Materials for Dialogue Kickstarter

Everyday language use, social manners and workplace culture all are important factors in terms of stigmatisation - for both patients/service users, relatives, colleagues and work partners. The tone and the way you talk about patients/service users plays a very important role for the beliefs of both staff and patients regarding possibilities for recovery. Therefore, ONE OF US, in cooperation with The Capital Region of Denmark and Danish Mental Health Fund, have developed materials that staff groups can use to reflect about the role of culture and language. Service users, relatives, leaders and staff in the psychiatric sector have helped test and refine the material.

The materials for Dialogue Kickstarter consist of a number of videos, each with questions for discussion, as well as four case stories, each with exercises regarding the dilemmas that the cases present. We have added English subtitles to two of the videos:

Video 1: I couldn't even spell the word "hope"

Description: The dissemination of hope is related to the experience of stigma.

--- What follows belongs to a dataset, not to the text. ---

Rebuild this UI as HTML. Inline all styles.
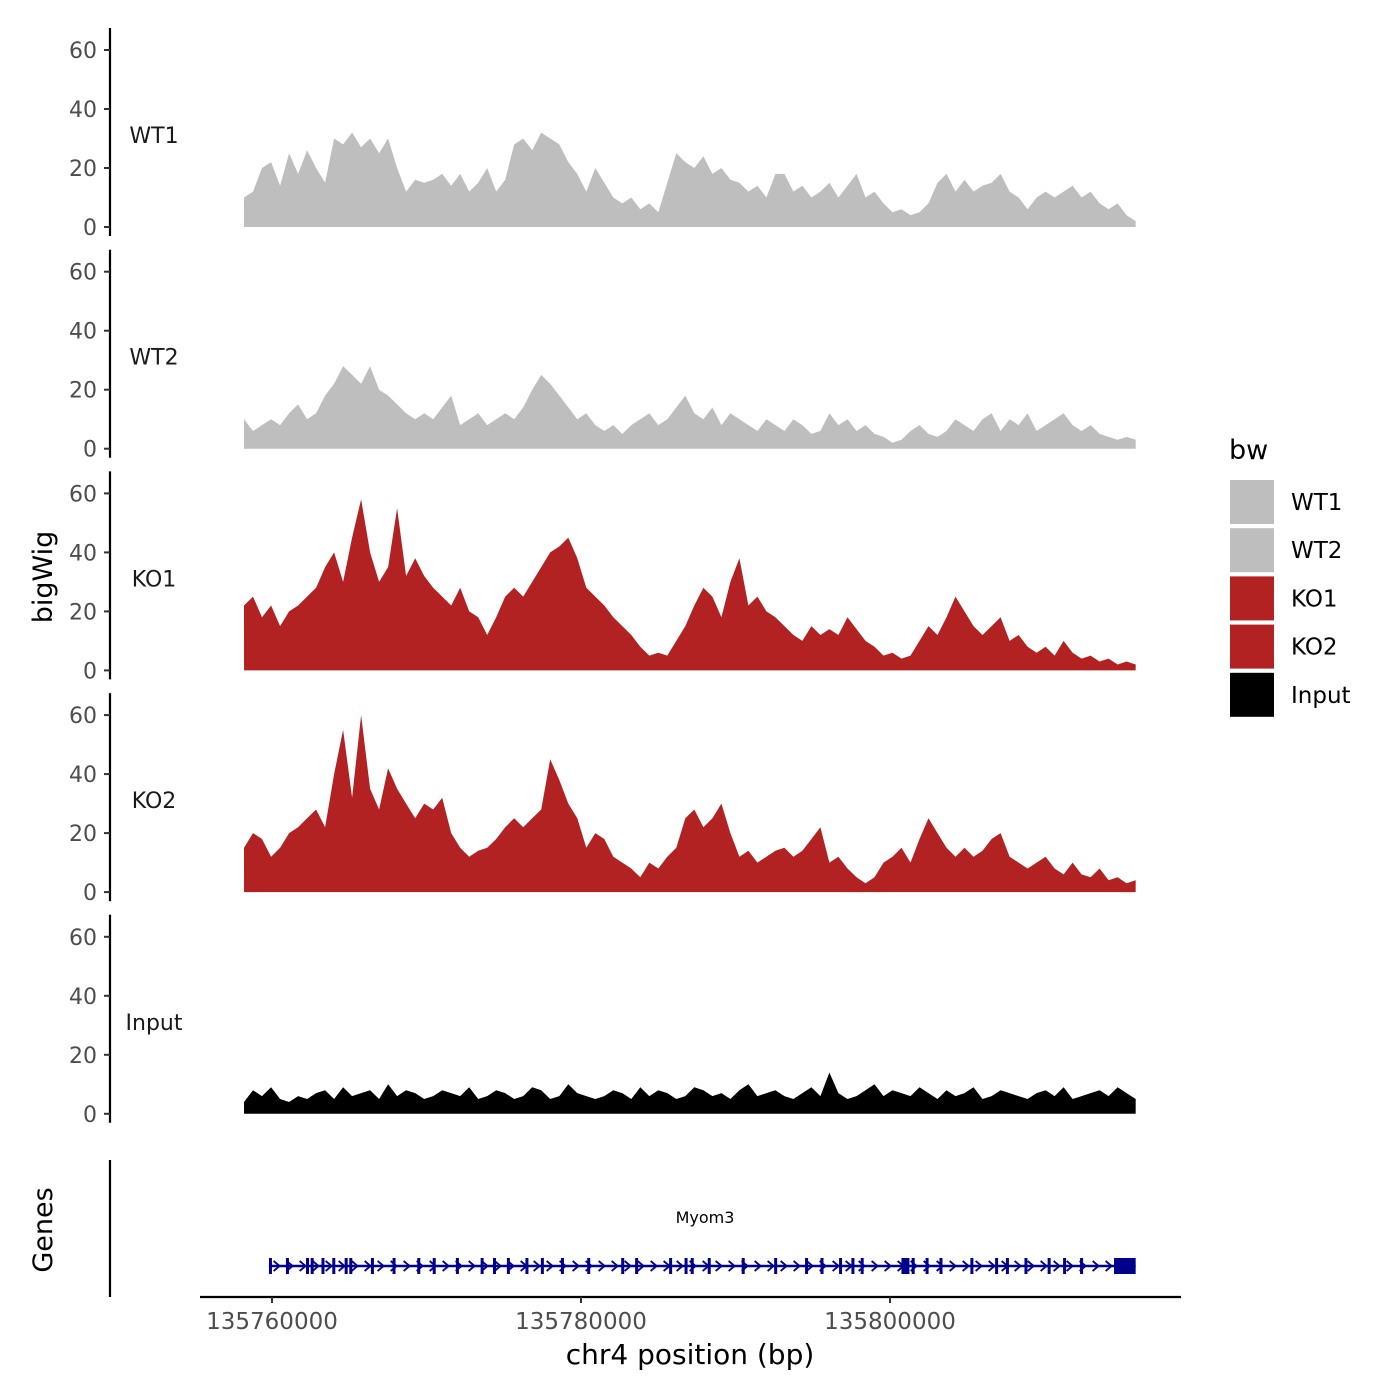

This video illustrates the professional's important role in conveying and supporting the patient's belief in recovery and a good life.

Duration: 4 minutes and 20 seconds

Questions for debate:

- Do you recognise any of the situations described in the video?

- In the video you hear about the role that hope plays. How do you convey hope to the patients? What are your strong points, and where can you improve?

Video 2: I was told not to ask too many questions

Description: This video outlines various situations where patients feel that the behaviour of professionals is stigmatising.

Duration: 6 minutes and 44 seconds

Questions for debate:

- Do you recognise any of the situations described in the video?

- Have you experienced any situations where patients might have felt stigmatised? What happened, and what could you have done differently?

- Have you experienced situations where relatives have felt stigmatised? What happened, and what could you have done differently?